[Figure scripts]
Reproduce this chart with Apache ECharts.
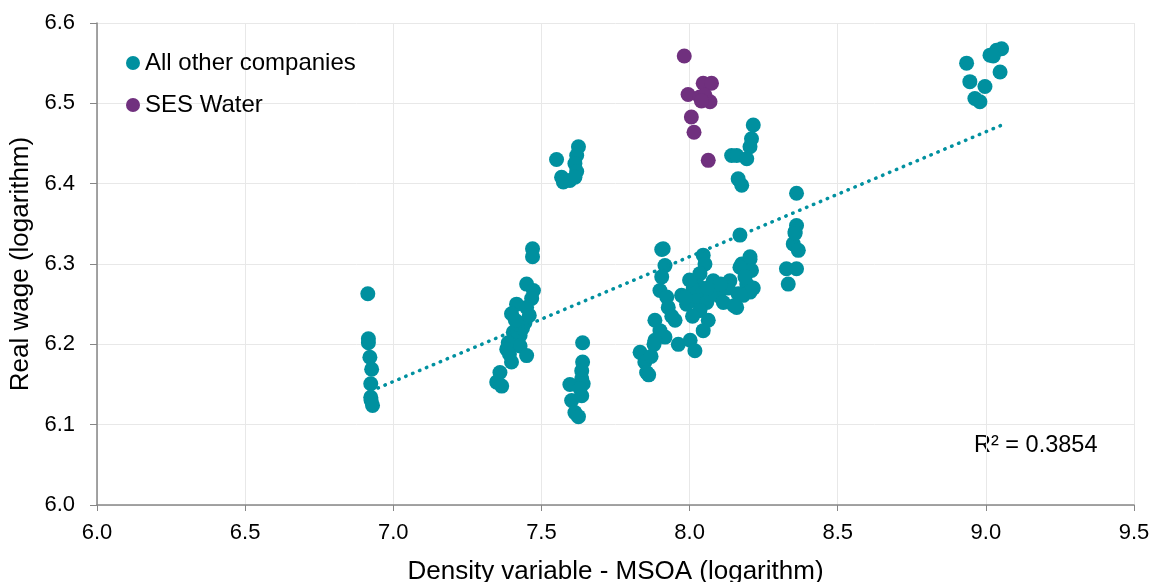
<!DOCTYPE html>
<html>
<head>
<meta charset="utf-8">
<script src="https://cdn.jsdelivr.net/npm/echarts@6/dist/echarts.min.js"></script>
<style>
html,body{margin:0;padding:0;background:#fff;}
#chart{width:1154px;height:582px;}
</style>
</head>
<body>
<div id="chart"></div>
<script>
// ---- Data ----
var otherX = [
  6.914,6.916,6.916,6.921,6.927,6.924,6.924,6.925,6.930,
  7.470,7.470,7.450,7.473,7.467,7.416,7.450,7.399,7.444,7.405,7.428,7.388,7.428,7.383,7.450,7.399,7.360,7.349,7.366,7.459,7.436,7.412,7.392,
  7.551,7.625,7.619,7.613,7.619,7.568,7.574,7.596,7.613,
  7.639,7.639,7.636,7.596,7.636,7.641,7.602,7.636,7.613,7.625,7.630,
  7.911,7.906,7.917,7.906,7.900,7.923,7.928,7.883,7.900,7.917,7.883,7.833,7.849,7.855,7.862,7.973,7.951,7.962,8.002,8.018,
  8.046,8.052,8.035,8.029,8.012,8.041,8.024,8.058,8.035,8.063,8.046,8.080,8.097,8.114,8.136,8.159,8.164,8.176,8.204,8.209,
  8.193,8.204,8.181,8.170,8.187,8.204,8.170,8.080,7.990,7.985,8.010,8.070,8.130,8.150,8.105,8.215,7.940,7.870,7.880,8.000,8.060,
  8.215,8.209,8.204,8.142,8.159,8.193,8.164,8.176,
  8.361,8.361,8.356,8.350,8.367,8.327,8.361,8.333,8.356,
  8.935,9.014,9.036,9.053,9.048,8.946,8.997,8.963,8.980,9.025
];
var otherY = [
  6.263,6.207,6.202,6.184,6.169,6.151,6.134,6.130,6.124,
  6.319,6.309,6.275,6.267,6.257,6.250,6.246,6.238,6.227,6.215,6.211,6.202,6.198,6.194,6.186,6.178,6.165,6.153,6.148,6.236,6.220,6.230,6.188,
  6.430,6.446,6.435,6.425,6.415,6.408,6.402,6.404,6.408,
  6.202,6.178,6.167,6.150,6.157,6.151,6.130,6.136,6.115,6.110,6.145,
  6.319,6.318,6.298,6.284,6.267,6.259,6.246,6.230,6.217,6.209,6.205,6.190,6.178,6.165,6.162,6.261,6.230,6.200,6.205,6.192,
  6.311,6.300,6.288,6.273,6.269,6.263,6.254,6.252,6.242,6.230,6.217,6.279,6.261,6.252,6.279,6.246,6.263,6.300,6.306,6.292,
  6.275,6.265,6.261,6.296,6.284,6.309,6.336,6.277,6.250,6.258,6.235,6.262,6.270,6.248,6.275,6.270,6.235,6.185,6.200,6.280,6.270,
  6.473,6.456,6.446,6.435,6.435,6.431,6.406,6.398,
  6.388,6.348,6.340,6.325,6.317,6.294,6.294,6.275,6.338,
  6.550,6.560,6.566,6.568,6.539,6.527,6.521,6.506,6.502,6.559
];
var sesX = [7.982,8.046,8.074,7.995,8.035,8.069,8.052,8.006,8.015,8.063,8.040];
var sesY = [6.559,6.525,6.525,6.511,6.508,6.502,6.510,6.483,6.464,6.429,6.503];
// Linear trend line endpoints
var trendX = [6.925, 9.054];
var trendY = [6.142, 6.473];
var rSquaredLabel = 'R² = 0.3854';
var seriesNames = ['All other companies', 'SES Water'];
var xTitle = 'Density variable - MSOA (logarithm)';
var yTitle = 'Real wage (logarithm)';

function pairs(xs, ys){ return xs.map(function(x,i){ return [x, ys[i]]; }); }

var TEAL = '#00909F';
var PURPLE = '#70307E';
var FONT = '"Liberation Sans", Arial, sans-serif';

var chart = echarts.init(document.getElementById('chart'), null, {renderer:'canvas'});
chart.setOption({
  animation: false,
  backgroundColor: '#fff',
  textStyle: {fontFamily: FONT},
  grid: {left: 97, right: 20, top: 23, bottom: 77, containLabel: false, outerBoundsMode: 'none'},
  legend: {
    data: seriesNames,
    orient: 'vertical',
    left: 126, top: 51,
    padding: 0,
    icon: 'circle',
    itemWidth: 14, itemHeight: 14,
    itemGap: 18,
    textStyle: {fontFamily: FONT, fontSize: 24, color: '#000'}
  },
  xAxis: {
    type: 'value', min: 6.0, max: 9.5, interval: 0.5,
    name: xTitle, nameLocation: 'middle', nameGap: 54,
    nameTextStyle: {fontFamily: FONT, fontSize: 26, color: '#000'},
    axisLine: {show: true, onZero: false, lineStyle: {color: '#868686', width: 1.5}},
    axisTick: {show: true, length: 6, lineStyle: {color: '#868686'}},
    axisLabel: {fontFamily: FONT, fontSize: 22, color: '#000', margin: 17,
      formatter: function(v){ return v.toFixed(1); }},
    splitLine: {show: true, lineStyle: {color: '#e8e8e8', width: 1}}
  },
  yAxis: {
    type: 'value', min: 6.0, max: 6.6, interval: 0.1,
    name: yTitle, nameLocation: 'middle', nameGap: 60, nameRotate: 90,
    nameTextStyle: {fontFamily: FONT, fontSize: 26, color: '#000'},
    axisLine: {show: true, onZero: false, lineStyle: {color: '#868686', width: 1.5}},
    axisTick: {show: true, length: 7, inside: false, lineStyle: {color: '#868686'}},
    axisLabel: {fontFamily: FONT, fontSize: 22, color: '#000', margin: 22,
      formatter: function(v){ return v.toFixed(1); }},
    splitLine: {show: true, lineStyle: {color: '#e8e8e8', width: 1}}
  },
  series: [
    {
      name: seriesNames[0], type: 'scatter', symbol: 'circle', symbolSize: 15,
      itemStyle: {color: TEAL, opacity: 1},
      data: pairs(otherX, otherY), z: 3
    },
    {
      name: seriesNames[1], type: 'scatter', symbol: 'circle', symbolSize: 15,
      itemStyle: {color: PURPLE, opacity: 1},
      data: pairs(sesX, sesY), z: 3
    },
    {
      name: 'trend', type: 'line', showSymbol: false, symbol: 'none',
      lineStyle: {color: TEAL, width: 3.5, type: [0.5, 7], cap: 'round'},
      data: pairs(trendX, trendY), z: 4, silent: true
    }
  ],
  graphic: [{
    type: 'text', left: 974, top: 434,
    style: {text: rSquaredLabel, fill: '#000', font: '23.5px ' + FONT}
  }]
});
</script>
</body>
</html>
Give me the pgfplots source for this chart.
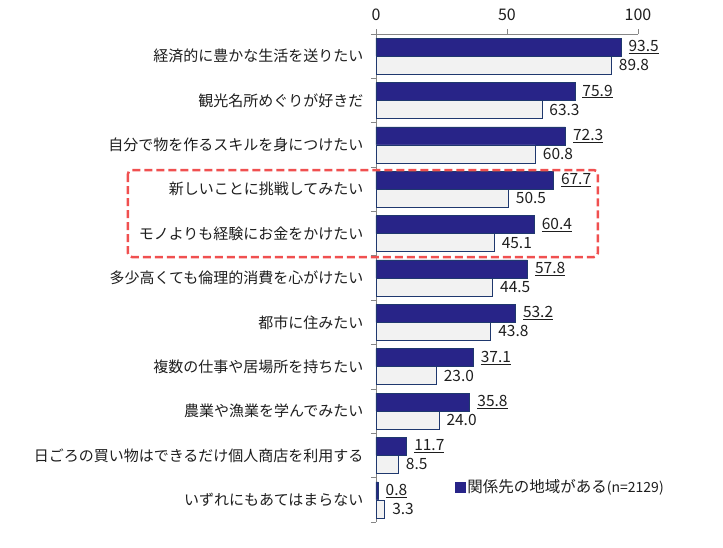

§ **Prompt**:
Leaving out the pictures, repeat the data above exactly.

§ **Task response**:
Reproduce this chart with Apache ECharts.
<!DOCTYPE html>
<html>
<head>
<meta charset="utf-8">
<script src="https://cdn.jsdelivr.net/npm/echarts@6/dist/echarts.min.js"></script>
<style>
html,body{margin:0;padding:0;background:#fff;}
#chart{width:1154px;height:582px;}
</style>
</head>
<body>
<div id="chart"></div>
<script>
// ---- Data ----
var otherX = [
  6.914,6.916,6.916,6.921,6.927,6.924,6.924,6.925,6.930,
  7.470,7.470,7.450,7.473,7.467,7.416,7.450,7.399,7.444,7.405,7.428,7.388,7.428,7.383,7.450,7.399,7.360,7.349,7.366,7.459,7.436,7.412,7.392,
  7.551,7.625,7.619,7.613,7.619,7.568,7.574,7.596,7.613,
  7.639,7.639,7.636,7.596,7.636,7.641,7.602,7.636,7.613,7.625,7.630,
  7.911,7.906,7.917,7.906,7.900,7.923,7.928,7.883,7.900,7.917,7.883,7.833,7.849,7.855,7.862,7.973,7.951,7.962,8.002,8.018,
  8.046,8.052,8.035,8.029,8.012,8.041,8.024,8.058,8.035,8.063,8.046,8.080,8.097,8.114,8.136,8.159,8.164,8.176,8.204,8.209,
  8.193,8.204,8.181,8.170,8.187,8.204,8.170,8.080,7.990,7.985,8.010,8.070,8.130,8.150,8.105,8.215,7.940,7.870,7.880,8.000,8.060,
  8.215,8.209,8.204,8.142,8.159,8.193,8.164,8.176,
  8.361,8.361,8.356,8.350,8.367,8.327,8.361,8.333,8.356,
  8.935,9.014,9.036,9.053,9.048,8.946,8.997,8.963,8.980,9.025
];
var otherY = [
  6.263,6.207,6.202,6.184,6.169,6.151,6.134,6.130,6.124,
  6.319,6.309,6.275,6.267,6.257,6.250,6.246,6.238,6.227,6.215,6.211,6.202,6.198,6.194,6.186,6.178,6.165,6.153,6.148,6.236,6.220,6.230,6.188,
  6.430,6.446,6.435,6.425,6.415,6.408,6.402,6.404,6.408,
  6.202,6.178,6.167,6.150,6.157,6.151,6.130,6.136,6.115,6.110,6.145,
  6.319,6.318,6.298,6.284,6.267,6.259,6.246,6.230,6.217,6.209,6.205,6.190,6.178,6.165,6.162,6.261,6.230,6.200,6.205,6.192,
  6.311,6.300,6.288,6.273,6.269,6.263,6.254,6.252,6.242,6.230,6.217,6.279,6.261,6.252,6.279,6.246,6.263,6.300,6.306,6.292,
  6.275,6.265,6.261,6.296,6.284,6.309,6.336,6.277,6.250,6.258,6.235,6.262,6.270,6.248,6.275,6.270,6.235,6.185,6.200,6.280,6.270,
  6.473,6.456,6.446,6.435,6.435,6.431,6.406,6.398,
  6.388,6.348,6.340,6.325,6.317,6.294,6.294,6.275,6.338,
  6.550,6.560,6.566,6.568,6.539,6.527,6.521,6.506,6.502,6.559
];
var sesX = [7.982,8.046,8.074,7.995,8.035,8.069,8.052,8.006,8.015,8.063,8.040];
var sesY = [6.559,6.525,6.525,6.511,6.508,6.502,6.510,6.483,6.464,6.429,6.503];
// Linear trend line endpoints
var trendX = [6.925, 9.054];
var trendY = [6.142, 6.473];
var rSquaredLabel = 'R² = 0.3854';
var seriesNames = ['All other companies', 'SES Water'];
var xTitle = 'Density variable - MSOA (logarithm)';
var yTitle = 'Real wage (logarithm)';

function pairs(xs, ys){ return xs.map(function(x,i){ return [x, ys[i]]; }); }

var TEAL = '#00909F';
var PURPLE = '#70307E';
var FONT = '"Liberation Sans", Arial, sans-serif';

var chart = echarts.init(document.getElementById('chart'), null, {renderer:'canvas'});
chart.setOption({
  animation: false,
  backgroundColor: '#fff',
  textStyle: {fontFamily: FONT},
  grid: {left: 97, right: 20, top: 23, bottom: 77, containLabel: false, outerBoundsMode: 'none'},
  legend: {
    data: seriesNames,
    orient: 'vertical',
    left: 126, top: 51,
    padding: 0,
    icon: 'circle',
    itemWidth: 14, itemHeight: 14,
    itemGap: 18,
    textStyle: {fontFamily: FONT, fontSize: 24, color: '#000'}
  },
  xAxis: {
    type: 'value', min: 6.0, max: 9.5, interval: 0.5,
    name: xTitle, nameLocation: 'middle', nameGap: 54,
    nameTextStyle: {fontFamily: FONT, fontSize: 26, color: '#000'},
    axisLine: {show: true, onZero: false, lineStyle: {color: '#868686', width: 1.5}},
    axisTick: {show: true, length: 6, lineStyle: {color: '#868686'}},
    axisLabel: {fontFamily: FONT, fontSize: 22, color: '#000', margin: 17,
      formatter: function(v){ return v.toFixed(1); }},
    splitLine: {show: true, lineStyle: {color: '#e8e8e8', width: 1}}
  },
  yAxis: {
    type: 'value', min: 6.0, max: 6.6, interval: 0.1,
    name: yTitle, nameLocation: 'middle', nameGap: 60, nameRotate: 90,
    nameTextStyle: {fontFamily: FONT, fontSize: 26, color: '#000'},
    axisLine: {show: true, onZero: false, lineStyle: {color: '#868686', width: 1.5}},
    axisTick: {show: true, length: 7, inside: false, lineStyle: {color: '#868686'}},
    axisLabel: {fontFamily: FONT, fontSize: 22, color: '#000', margin: 22,
      formatter: function(v){ return v.toFixed(1); }},
    splitLine: {show: true, lineStyle: {color: '#e8e8e8', width: 1}}
  },
  series: [
    {
      name: seriesNames[0], type: 'scatter', symbol: 'circle', symbolSize: 15,
      itemStyle: {color: TEAL, opacity: 1},
      data: pairs(otherX, otherY), z: 3
    },
    {
      name: seriesNames[1], type: 'scatter', symbol: 'circle', symbolSize: 15,
      itemStyle: {color: PURPLE, opacity: 1},
      data: pairs(sesX, sesY), z: 3
    },
    {
      name: 'trend', type: 'line', showSymbol: false, symbol: 'none',
      lineStyle: {color: TEAL, width: 3.5, type: [0.5, 7], cap: 'round'},
      data: pairs(trendX, trendY), z: 4, silent: true
    }
  ],
  graphic: [{
    type: 'text', left: 974, top: 434,
    style: {text: rSquaredLabel, fill: '#000', font: '23.5px ' + FONT}
  }]
});
</script>
</body>
</html>
Give me the pgfplots source for this chart.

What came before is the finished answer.